Pemerintah sendiri juga bukan tanpa sebab dan tapa landasan hukum dalam merintis sekolah bertaraf internasional. Hal yang menjadi sebab salah satunya adalah untuk meningkatkan mutu pendidikan di Indonesia agar setara dengan negara-negara lain sehingga menghasilkan mutu lulusan yang memiliki daya saing tinggi di kancah internasional. Semangat pendirian SBI merupakan keinginan kuat bangsa ini untuk mengejar ketertinggalan kita dengan bangsa lain dalam hal kualitas sumber daya manusia. Sebagai bangsa kita ingin duduk sama rendah berdiri sama tinggi dengan bangsa maju lainnnya di dunia. Kita ingin keluar dari kelompok negara berkembang (negara tidak maju) yang sudah sangat lama disematkan kepada kita, dan entry point pentingnya adalah dengan terus menerus meningkatkan kualitas pendidikan kita. Kemunculan SBI kemudian diharapkan bisa menghasilkan lulusan yang berkelas (berkualitas) nasional dan internasional sekaligus.

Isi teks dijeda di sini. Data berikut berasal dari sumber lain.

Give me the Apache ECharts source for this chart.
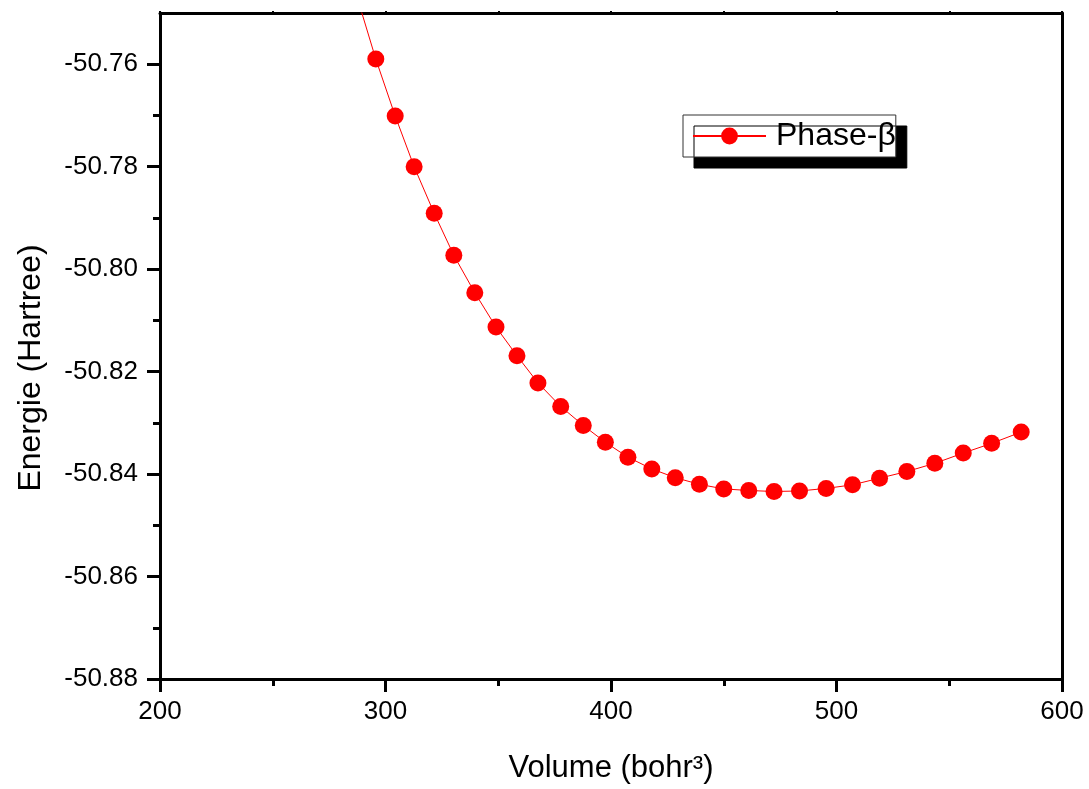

Menyikapi berbagai pro dan kontra yang ada tentang SBI dan RSBI, pada intinya seluruh elemen pendidikan (pemerintah, masyarakat, pengelola, dll) harus bisa meningkatkan kapasitas dan komitmennya untuk memajukan pendidikan di Indonesia. Perubahan di dunia pendidikan bisa diterapkan melalui RSBI dan SBI yang mampu menjamin sebuah output yang memiliki kecakapan tinggi dan memberi kontribusi yang besar untuk kemajuan pendidikan Indonesia. Namun apabila pendidikan dirasa masih saja kurang merata, kebijakan tersebut haruslah tidak dipaksakan. Sebagai acuan dalam merevitalisasi pendidikan lokal bisa mengutamakan international view dan standarisasi kultur pendidikan berbasis international yang tetap menjunjung tinggi kebudayaaan Indonesia.